_Do this_. Do not repeat pictures. Repeat exactly the lines of the listing below from its first line through the line with "var pLabels = ['P<0.001', 'P<0.001'];".

_Material shown_.

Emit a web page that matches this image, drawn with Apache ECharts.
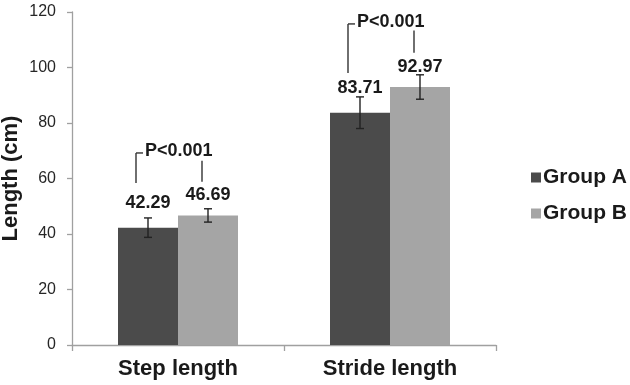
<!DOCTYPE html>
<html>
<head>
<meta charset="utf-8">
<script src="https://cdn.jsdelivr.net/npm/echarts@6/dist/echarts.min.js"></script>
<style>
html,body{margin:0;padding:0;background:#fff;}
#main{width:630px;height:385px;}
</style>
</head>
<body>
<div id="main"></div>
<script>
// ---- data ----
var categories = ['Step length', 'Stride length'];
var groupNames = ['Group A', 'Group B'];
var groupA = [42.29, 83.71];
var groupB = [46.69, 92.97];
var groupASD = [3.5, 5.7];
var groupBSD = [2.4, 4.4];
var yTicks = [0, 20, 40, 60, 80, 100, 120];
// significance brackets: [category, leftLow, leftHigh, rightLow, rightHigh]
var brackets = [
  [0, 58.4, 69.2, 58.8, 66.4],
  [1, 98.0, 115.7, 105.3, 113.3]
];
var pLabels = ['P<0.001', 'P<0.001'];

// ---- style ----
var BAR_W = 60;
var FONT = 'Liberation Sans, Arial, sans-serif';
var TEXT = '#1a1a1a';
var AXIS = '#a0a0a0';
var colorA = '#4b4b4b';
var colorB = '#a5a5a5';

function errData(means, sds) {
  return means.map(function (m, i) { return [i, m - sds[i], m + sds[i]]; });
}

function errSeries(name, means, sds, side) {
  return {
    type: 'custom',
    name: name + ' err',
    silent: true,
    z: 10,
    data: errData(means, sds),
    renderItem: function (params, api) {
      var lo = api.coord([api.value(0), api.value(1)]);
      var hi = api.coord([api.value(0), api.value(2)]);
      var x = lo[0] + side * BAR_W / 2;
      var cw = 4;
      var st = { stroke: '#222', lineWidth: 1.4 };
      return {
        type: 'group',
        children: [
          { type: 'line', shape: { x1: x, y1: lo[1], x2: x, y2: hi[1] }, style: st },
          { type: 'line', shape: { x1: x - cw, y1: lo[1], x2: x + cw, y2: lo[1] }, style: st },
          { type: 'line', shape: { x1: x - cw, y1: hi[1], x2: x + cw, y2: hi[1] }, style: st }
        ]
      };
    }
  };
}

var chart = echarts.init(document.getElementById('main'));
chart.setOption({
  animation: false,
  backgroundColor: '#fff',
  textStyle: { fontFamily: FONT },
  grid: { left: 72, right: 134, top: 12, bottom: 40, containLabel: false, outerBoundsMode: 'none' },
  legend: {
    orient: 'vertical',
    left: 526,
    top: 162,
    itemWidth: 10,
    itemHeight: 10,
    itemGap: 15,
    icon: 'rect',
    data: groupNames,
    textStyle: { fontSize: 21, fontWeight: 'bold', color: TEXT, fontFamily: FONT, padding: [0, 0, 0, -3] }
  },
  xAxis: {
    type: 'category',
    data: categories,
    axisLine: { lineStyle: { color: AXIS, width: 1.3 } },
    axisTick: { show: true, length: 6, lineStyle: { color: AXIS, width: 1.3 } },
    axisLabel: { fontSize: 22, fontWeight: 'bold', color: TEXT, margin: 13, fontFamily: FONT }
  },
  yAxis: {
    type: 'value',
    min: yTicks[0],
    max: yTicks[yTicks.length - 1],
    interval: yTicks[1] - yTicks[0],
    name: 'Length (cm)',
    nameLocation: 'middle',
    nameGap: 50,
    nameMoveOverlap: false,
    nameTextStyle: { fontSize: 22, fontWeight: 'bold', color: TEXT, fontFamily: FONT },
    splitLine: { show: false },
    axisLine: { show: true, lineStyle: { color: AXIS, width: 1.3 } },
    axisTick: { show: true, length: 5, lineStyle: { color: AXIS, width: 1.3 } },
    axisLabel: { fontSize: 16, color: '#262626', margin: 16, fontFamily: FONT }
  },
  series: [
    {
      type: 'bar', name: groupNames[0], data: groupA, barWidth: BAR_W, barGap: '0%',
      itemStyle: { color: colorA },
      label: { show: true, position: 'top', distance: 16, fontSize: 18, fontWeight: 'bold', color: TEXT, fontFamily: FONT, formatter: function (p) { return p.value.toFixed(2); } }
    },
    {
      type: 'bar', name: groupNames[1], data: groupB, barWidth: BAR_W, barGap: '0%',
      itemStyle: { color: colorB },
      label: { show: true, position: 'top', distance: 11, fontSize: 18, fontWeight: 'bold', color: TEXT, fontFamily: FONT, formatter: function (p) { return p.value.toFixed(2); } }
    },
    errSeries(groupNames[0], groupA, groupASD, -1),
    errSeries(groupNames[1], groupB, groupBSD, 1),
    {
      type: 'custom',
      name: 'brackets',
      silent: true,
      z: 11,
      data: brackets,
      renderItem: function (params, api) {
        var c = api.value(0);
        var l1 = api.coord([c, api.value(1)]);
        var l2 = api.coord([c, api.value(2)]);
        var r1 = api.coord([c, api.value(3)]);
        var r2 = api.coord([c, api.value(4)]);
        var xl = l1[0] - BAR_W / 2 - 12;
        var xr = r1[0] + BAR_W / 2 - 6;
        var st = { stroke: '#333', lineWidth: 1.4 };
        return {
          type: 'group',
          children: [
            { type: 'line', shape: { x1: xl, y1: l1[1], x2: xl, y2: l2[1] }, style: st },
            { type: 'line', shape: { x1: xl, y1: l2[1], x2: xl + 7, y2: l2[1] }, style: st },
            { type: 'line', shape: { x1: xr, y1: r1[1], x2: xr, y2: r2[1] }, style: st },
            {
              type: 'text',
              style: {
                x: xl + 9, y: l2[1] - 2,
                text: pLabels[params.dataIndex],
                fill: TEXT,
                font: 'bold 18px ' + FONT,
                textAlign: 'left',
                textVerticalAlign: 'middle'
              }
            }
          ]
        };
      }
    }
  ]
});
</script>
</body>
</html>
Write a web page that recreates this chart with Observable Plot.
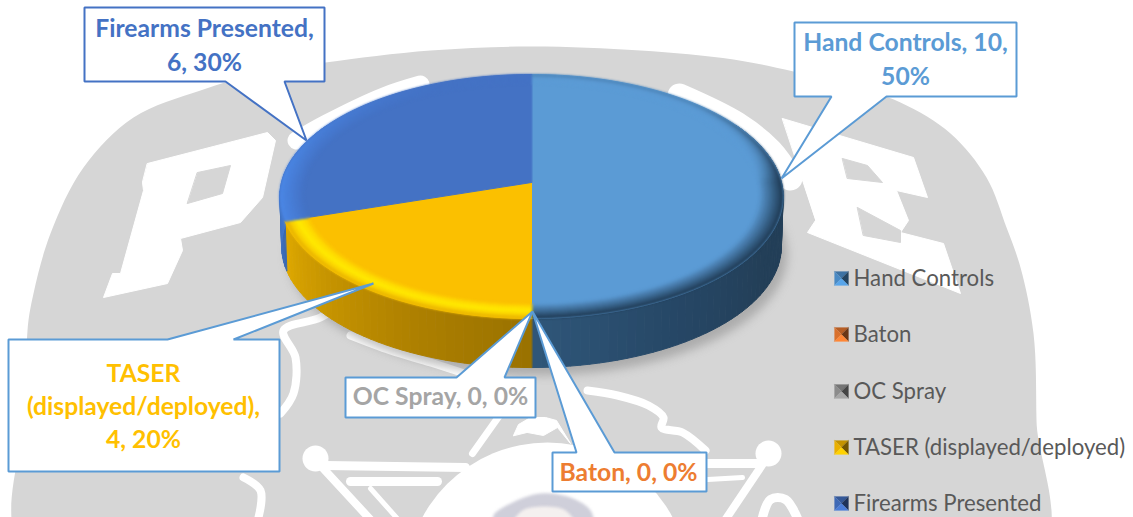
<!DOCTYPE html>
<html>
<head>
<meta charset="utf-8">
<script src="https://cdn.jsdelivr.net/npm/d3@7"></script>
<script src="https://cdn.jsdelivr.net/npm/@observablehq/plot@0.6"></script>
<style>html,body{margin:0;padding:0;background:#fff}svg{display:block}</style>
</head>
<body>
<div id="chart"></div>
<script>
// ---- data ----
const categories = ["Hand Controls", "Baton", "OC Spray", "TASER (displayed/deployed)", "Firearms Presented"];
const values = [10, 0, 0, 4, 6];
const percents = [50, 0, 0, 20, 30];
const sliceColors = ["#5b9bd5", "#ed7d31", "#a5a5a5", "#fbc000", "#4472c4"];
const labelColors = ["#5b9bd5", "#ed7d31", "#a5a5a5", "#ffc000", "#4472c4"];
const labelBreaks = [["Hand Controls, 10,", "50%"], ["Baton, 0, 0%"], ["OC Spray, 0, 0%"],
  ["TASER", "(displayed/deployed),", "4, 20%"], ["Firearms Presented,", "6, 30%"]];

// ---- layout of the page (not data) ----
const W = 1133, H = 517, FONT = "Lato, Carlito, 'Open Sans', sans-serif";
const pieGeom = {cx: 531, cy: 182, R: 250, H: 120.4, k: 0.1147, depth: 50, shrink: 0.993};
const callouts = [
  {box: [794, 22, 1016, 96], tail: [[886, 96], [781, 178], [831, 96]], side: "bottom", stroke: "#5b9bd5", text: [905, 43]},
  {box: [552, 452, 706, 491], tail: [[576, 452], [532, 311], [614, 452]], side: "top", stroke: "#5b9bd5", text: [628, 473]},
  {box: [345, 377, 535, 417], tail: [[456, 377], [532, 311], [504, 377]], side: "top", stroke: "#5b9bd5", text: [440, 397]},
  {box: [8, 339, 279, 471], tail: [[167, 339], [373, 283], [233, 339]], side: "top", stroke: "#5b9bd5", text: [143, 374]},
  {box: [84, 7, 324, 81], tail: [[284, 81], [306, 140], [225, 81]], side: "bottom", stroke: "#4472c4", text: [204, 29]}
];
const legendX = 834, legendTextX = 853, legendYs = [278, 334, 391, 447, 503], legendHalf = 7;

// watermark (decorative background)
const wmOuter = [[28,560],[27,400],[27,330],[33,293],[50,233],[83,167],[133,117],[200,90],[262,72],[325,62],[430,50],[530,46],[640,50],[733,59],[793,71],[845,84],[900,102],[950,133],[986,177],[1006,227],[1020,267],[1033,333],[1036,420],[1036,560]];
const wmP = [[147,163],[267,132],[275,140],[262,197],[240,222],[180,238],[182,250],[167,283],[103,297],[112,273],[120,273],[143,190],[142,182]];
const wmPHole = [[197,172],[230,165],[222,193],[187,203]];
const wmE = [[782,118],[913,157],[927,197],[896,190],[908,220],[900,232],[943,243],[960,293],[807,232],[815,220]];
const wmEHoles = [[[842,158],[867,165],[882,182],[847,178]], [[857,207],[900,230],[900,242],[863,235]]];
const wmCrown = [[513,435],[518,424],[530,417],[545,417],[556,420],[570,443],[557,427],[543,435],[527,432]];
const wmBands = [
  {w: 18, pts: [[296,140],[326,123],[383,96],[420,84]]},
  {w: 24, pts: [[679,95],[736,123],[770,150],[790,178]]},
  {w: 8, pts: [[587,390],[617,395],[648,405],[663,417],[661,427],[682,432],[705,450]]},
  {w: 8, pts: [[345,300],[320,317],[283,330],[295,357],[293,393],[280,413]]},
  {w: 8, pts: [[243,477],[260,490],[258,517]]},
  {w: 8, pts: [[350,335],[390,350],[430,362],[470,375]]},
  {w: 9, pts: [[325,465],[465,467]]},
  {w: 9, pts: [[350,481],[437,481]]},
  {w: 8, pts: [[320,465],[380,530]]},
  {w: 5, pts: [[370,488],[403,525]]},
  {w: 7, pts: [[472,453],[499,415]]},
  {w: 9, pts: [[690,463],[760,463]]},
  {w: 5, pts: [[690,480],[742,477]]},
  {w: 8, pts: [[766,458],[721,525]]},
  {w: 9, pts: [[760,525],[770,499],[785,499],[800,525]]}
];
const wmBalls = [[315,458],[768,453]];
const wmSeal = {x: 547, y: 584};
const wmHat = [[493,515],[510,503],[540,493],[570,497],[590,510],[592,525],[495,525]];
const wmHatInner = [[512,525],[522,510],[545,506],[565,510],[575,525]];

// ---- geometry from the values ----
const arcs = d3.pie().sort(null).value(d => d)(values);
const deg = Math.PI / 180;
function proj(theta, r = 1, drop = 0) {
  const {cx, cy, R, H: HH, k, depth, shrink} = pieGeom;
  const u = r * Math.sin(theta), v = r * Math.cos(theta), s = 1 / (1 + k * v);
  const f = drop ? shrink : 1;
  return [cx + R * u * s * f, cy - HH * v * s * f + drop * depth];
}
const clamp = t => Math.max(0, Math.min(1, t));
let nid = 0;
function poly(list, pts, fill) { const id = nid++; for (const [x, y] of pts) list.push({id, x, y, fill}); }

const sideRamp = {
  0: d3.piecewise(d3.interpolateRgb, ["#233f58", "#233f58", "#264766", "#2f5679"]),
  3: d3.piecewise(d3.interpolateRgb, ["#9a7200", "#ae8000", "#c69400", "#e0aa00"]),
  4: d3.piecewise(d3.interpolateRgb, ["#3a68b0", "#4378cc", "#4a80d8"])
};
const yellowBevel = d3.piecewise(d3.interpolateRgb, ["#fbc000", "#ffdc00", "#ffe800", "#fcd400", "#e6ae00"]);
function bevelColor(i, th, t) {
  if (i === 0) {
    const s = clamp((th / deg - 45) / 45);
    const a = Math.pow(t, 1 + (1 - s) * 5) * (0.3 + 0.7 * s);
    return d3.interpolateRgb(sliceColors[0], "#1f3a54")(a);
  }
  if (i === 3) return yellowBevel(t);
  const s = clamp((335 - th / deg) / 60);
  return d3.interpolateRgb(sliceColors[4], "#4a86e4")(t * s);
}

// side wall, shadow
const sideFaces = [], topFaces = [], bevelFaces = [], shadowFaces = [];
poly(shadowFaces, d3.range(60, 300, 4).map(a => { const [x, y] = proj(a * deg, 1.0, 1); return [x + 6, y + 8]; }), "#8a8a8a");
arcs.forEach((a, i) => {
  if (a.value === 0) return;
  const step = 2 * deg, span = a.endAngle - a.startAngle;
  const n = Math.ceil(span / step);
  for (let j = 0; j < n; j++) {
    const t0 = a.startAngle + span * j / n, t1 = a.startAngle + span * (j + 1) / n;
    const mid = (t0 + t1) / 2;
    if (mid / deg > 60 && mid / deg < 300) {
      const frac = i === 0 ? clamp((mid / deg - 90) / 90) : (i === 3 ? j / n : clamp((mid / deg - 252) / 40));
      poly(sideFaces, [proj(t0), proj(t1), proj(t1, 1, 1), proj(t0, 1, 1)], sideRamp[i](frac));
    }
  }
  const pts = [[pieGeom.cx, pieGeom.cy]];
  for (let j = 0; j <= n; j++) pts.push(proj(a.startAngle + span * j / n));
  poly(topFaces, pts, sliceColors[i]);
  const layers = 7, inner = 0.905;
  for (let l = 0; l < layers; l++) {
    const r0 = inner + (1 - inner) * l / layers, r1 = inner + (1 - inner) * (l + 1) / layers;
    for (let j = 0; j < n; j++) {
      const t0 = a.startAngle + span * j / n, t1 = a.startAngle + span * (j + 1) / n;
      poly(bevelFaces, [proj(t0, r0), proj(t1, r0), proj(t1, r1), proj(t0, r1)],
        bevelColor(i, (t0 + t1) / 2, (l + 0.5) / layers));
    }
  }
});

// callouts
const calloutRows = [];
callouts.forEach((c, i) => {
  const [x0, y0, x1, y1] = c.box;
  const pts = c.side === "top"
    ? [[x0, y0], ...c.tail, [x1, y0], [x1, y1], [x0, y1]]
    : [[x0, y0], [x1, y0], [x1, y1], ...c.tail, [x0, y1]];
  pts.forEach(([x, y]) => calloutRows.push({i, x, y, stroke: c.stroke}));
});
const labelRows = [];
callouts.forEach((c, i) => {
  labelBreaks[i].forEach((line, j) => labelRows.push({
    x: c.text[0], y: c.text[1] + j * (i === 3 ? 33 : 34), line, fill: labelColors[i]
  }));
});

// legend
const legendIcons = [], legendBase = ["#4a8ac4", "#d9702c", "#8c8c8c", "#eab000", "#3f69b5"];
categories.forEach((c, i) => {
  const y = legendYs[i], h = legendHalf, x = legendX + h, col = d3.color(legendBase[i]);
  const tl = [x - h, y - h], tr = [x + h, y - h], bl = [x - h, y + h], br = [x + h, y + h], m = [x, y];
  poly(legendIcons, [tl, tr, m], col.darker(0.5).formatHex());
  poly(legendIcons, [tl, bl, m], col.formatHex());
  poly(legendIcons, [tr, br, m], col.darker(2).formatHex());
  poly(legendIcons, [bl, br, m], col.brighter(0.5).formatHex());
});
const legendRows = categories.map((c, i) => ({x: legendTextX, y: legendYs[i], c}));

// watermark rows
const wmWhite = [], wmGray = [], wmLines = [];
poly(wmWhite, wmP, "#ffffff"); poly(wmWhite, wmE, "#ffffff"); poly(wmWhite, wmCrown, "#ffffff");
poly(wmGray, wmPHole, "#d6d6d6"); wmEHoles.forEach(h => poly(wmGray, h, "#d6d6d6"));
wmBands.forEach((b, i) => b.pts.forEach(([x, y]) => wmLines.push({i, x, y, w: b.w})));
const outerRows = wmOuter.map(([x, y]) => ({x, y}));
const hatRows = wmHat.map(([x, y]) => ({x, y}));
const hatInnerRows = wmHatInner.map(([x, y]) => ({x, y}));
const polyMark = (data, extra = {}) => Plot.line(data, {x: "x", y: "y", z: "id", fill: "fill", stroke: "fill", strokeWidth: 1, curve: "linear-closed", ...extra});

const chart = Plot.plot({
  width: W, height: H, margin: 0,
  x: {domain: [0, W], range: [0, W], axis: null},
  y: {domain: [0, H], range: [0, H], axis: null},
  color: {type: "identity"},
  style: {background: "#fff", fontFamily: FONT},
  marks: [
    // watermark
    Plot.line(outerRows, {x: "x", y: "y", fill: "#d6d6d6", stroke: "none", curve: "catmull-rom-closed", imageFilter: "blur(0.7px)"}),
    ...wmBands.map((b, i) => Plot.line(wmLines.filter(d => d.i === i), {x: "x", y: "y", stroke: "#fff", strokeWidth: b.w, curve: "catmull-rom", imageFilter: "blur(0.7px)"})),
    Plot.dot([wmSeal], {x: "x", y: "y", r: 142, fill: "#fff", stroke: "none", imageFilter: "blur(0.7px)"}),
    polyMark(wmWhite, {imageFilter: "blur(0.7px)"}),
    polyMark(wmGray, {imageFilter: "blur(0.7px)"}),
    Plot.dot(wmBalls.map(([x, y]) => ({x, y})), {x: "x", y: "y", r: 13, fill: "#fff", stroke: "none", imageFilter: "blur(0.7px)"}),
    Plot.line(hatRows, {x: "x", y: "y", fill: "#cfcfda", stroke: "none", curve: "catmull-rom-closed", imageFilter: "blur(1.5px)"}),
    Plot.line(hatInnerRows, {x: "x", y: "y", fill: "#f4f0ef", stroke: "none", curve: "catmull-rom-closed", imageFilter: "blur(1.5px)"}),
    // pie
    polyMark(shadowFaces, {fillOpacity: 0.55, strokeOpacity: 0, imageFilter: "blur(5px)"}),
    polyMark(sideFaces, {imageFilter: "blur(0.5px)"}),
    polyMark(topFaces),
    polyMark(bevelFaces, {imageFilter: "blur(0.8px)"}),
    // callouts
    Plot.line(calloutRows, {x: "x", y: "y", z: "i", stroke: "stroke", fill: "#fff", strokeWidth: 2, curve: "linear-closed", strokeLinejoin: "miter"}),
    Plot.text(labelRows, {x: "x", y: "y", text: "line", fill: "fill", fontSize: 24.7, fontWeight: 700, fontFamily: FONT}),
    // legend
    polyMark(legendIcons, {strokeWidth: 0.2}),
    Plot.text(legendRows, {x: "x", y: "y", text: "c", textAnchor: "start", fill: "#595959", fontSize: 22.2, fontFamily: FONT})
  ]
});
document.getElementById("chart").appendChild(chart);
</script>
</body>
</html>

_Output_.
Emit a web page that matches this image, drawn with Apache ECharts.
<!DOCTYPE html>
<html>
<head>
<meta charset="utf-8">
<script src="https://cdn.jsdelivr.net/npm/echarts@6/dist/echarts.min.js"></script>
<style>
html,body{margin:0;padding:0;background:#fff;}
#main{width:630px;height:385px;}
</style>
</head>
<body>
<div id="main"></div>
<script>
// ---- data ----
var categories = ['Step length', 'Stride length'];
var groupNames = ['Group A', 'Group B'];
var groupA = [42.29, 83.71];
var groupB = [46.69, 92.97];
var groupASD = [3.5, 5.7];
var groupBSD = [2.4, 4.4];
var yTicks = [0, 20, 40, 60, 80, 100, 120];
// significance brackets: [category, leftLow, leftHigh, rightLow, rightHigh]
var brackets = [
  [0, 58.4, 69.2, 58.8, 66.4],
  [1, 98.0, 115.7, 105.3, 113.3]
];
var pLabels = ['P<0.001', 'P<0.001'];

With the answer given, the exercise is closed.